The actual piece, elaborated outside the typical gallery-museum circuit, is the best
installation I've yet seen on interactive social process: with its extensive matrix
of screens, it opens up a real-and-imaginary territory, a multidimensional, interrelated
world of subjective freedoms. But to what extent is that effectively political? "To
resist is not to be against, any more, but to singularize," writes Suely Rolnik,
reflecting on the changing meanings of artistic practice since the Great Refusal
of the 1960s. "All and any acts of resistance are acts of creation and not acts
of negation."7
Beautifully said — but I'm not sure it's so easy. The great theoretical swing of
the past three decades, from critical negation to use value and subversive affirmation,
has left "progressive" practices wide open to every complicity. Despite
the autopoetic processes that an installation like USE so brilliantly lets
us see, the entire planet — Spaceship Earth — is prey to a resurgence of repressive
authority, within the perfectly legible game of the capitalist world-economy.
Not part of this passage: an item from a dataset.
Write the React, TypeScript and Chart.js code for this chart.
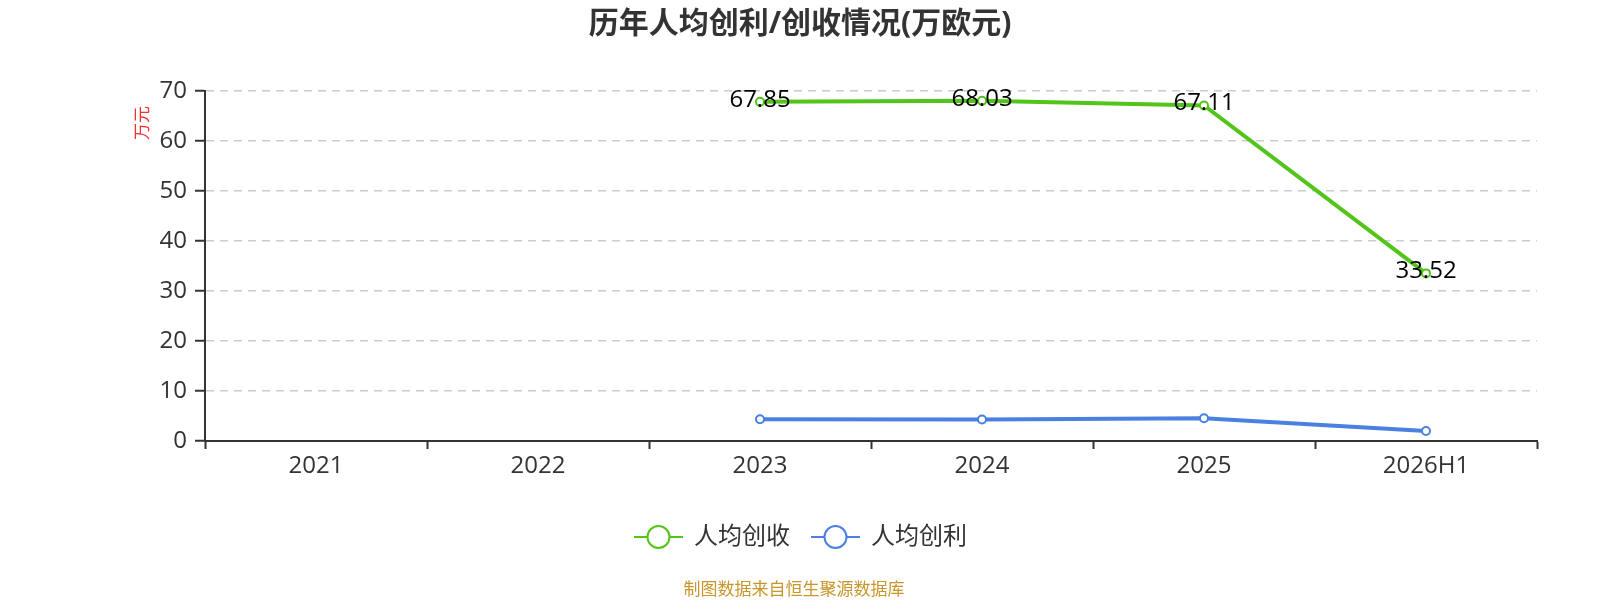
import { useRef, useEffect } from 'react';
import { Chart, registerables } from 'chart.js';
import type { Plugin } from 'chart.js';

Chart.register(...registerables);

const FONT = "'Open Sans', 'Noto Sans CJK SC', sans-serif";

const categories = ['2021', '2022', '2023', '2024', '2025', '2026H1'];
const revenuePerHead = [null, null, 67.85, 68.03, 67.11, 33.52];
const profitPerHead = [null, null, 4.35, 4.3, 4.55, 2.0];
const yTicks = [0, 10, 20, 30, 40, 50, 60, 70];

const GREEN = '#52c41a';
const BLUE = '#4a80e0';

const seriesNames = ['人均创收', '人均创利'];
const seriesColors = [GREEN, BLUE];

const decorations: Plugin<'line'> = {
  id: 'decorations',
  afterDraw(chart) {
    const { ctx } = chart;
    ctx.save();

    // title
    ctx.fillStyle = '#333';
    ctx.font = `bold 30px ${FONT}`;
    ctx.textAlign = 'center';
    ctx.textBaseline = 'middle';
    ctx.fillText('历年人均创利/创收情况(万欧元)', 800, 24);

    // y axis unit
    ctx.save();
    ctx.translate(143, 123);
    ctx.rotate(-Math.PI / 2);
    ctx.fillStyle = '#f03030';
    ctx.font = `17px ${FONT}`;
    ctx.fillText('万元', 0, 0);
    ctx.restore();

    // value labels on the revenue line
    const meta = chart.getDatasetMeta(0);
    ctx.fillStyle = '#000';
    ctx.font = `24px ${FONT}`;
    meta.data.forEach((pt, i) => {
      const v = revenuePerHead[i];
      if (v == null) return;
      ctx.fillText(v.toFixed(2), pt.x, pt.y - 2);
    });

    // legend
    const legendY = 537;
    const starts = [634, 811];
    seriesNames.forEach((name, i) => {
      const x = starts[i];
      ctx.strokeStyle = seriesColors[i];
      ctx.lineWidth = 2;
      ctx.beginPath();
      ctx.moveTo(x, legendY);
      ctx.lineTo(x + 49, legendY);
      ctx.stroke();
      ctx.beginPath();
      ctx.arc(x + 24.5, legendY, 11, 0, Math.PI * 2);
      ctx.fillStyle = '#fff';
      ctx.fill();
      ctx.stroke();
      ctx.fillStyle = '#333';
      ctx.font = `24px ${FONT}`;
      ctx.textAlign = 'left';
      ctx.fillText(name, x + 60, legendY);
    });

    // footer
    ctx.textAlign = 'center';
    ctx.fillStyle = '#c8962a';
    ctx.font = `17px ${FONT}`;
    ctx.fillText('制图数据来自恒生聚源数据库', 794, 590);

    ctx.restore();
  },
};

function ChartPanel() {
  const canvasRef = useRef<HTMLCanvasElement>(null);
  const chartRef = useRef<Chart<'line'> | null>(null);

  useEffect(() => {
    if (!canvasRef.current) return;
    if (chartRef.current) chartRef.current.destroy();

    chartRef.current = new Chart(canvasRef.current, {
      type: 'line',
      data: {
        labels: categories,
        datasets: [
          {
            label: seriesNames[0],
            data: revenuePerHead,
            borderColor: GREEN,
            backgroundColor: '#fff',
            borderWidth: 4,
            pointRadius: 4,
            pointBorderWidth: 2,
            pointBackgroundColor: '#fff',
            pointBorderColor: GREEN,
            tension: 0,
          },
          {
            label: seriesNames[1],
            data: profitPerHead,
            borderColor: BLUE,
            backgroundColor: '#fff',
            borderWidth: 4,
            pointRadius: 4,
            pointBorderWidth: 2,
            pointBackgroundColor: '#fff',
            pointBorderColor: BLUE,
            tension: 0,
          },
        ],
      },
      options: {
        responsive: false,
        animation: false,
        layout: { padding: { top: 91, right: 63, bottom: 99, left: 0 } },
        plugins: {
          legend: { display: false },
          title: { display: false },
          tooltip: { enabled: false },
        },
        scales: {
          x: {
            offset: true,
            grid: {
              offset: true,
              drawOnChartArea: false,
              drawTicks: true,
              tickLength: 8,
              tickColor: '#333',
              tickWidth: 2,
            },
            border: { color: '#333', width: 2 },
            ticks: {
              color: '#333',
              font: { family: FONT, size: 24 },
              padding: 3,
              maxRotation: 0,
            },
            afterFit: (scale) => {
              scale.height = 60;
            },
          },
          y: {
            min: 0,
            max: 70,
            afterBuildTicks: (scale) => {
              scale.ticks = yTicks.map((value) => ({ value }));
            },
            grid: {
              color: '#ccc',
              lineWidth: 1.5,
              tickColor: '#333',
              tickWidth: 2,
              tickLength: 10,
              tickBorderDash: [],
            },
            border: { color: '#333', width: 2, dash: [8, 6] },
            ticks: {
              color: '#333',
              font: { family: FONT, size: 24 },
              padding: 8,
            },
            afterFit: (scale) => {
              scale.width = 205;
            },
          },
        },
      },
      plugins: [decorations],
    });

    return () => {
      chartRef.current?.destroy();
      chartRef.current = null;
    };
  }, []);

  return <canvas ref={canvasRef} width={1600} height={600} style={{ display: 'block' }} />;
}

export default function App() {
  useEffect(() => {
    document.body.style.margin = '0';
  }, []);
  return (
    <div style={{ width: 1600, height: 600, background: '#fff' }}>
      <ChartPanel />
    </div>
  );
}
Berlusconi's
Italy, where the project has been shown, is hardly an exception: and the resistance
is not yet strong enough. Can we imagine artistic representations of self-organizing
processes, in open confrontation with that game? "Rules oppose and derail subjectivity,
loosen the imprinted circuits of the individual," wrote Oyvind Fahlström.
Only then does a deeper territory emerge, a more complex interplay: power lines/radical
democracy.
Notes
1. Quoted in Medard Gabel, "Buckminster Fuller and the Game of the World,"
at <www.worldgame.org/info/fuller.shtml>. Thanks to Hubert Salden for putting
me on this track.
2. I use Suely Rolnik's distinction between "playing-the-game" and "just-playing,"
in "Oyvind Fahlström's Changing Maps," exhib. cat. Oyvind Fahlström:
Another Space for Painting, MACBA, Barcelona, 2001.
3. Interview on May 2, 1996, with Fabrice Hybert, artist representing France at the
Venice Biennial, in Bureau d'études, Chroniques de guerre 2, brochure,
February 2002.
4. Bruce Sterling, "Information Wants To Be Worthless," distributed free
over Nettime, March 6, 2002, archive at <http://nettime.org>.
5. Paolo Vari, "USE.04 Raves," in exhib. cat. Mutations, arc en
rêve centre d'architecture, Bordeaux, 2000.
6. Stefano Boeri, "Notes for a Research Program," in Mutations,
op. cit.
7. Suely Rolnik, "Oyvind Fahlström's Changing Maps," op. cit.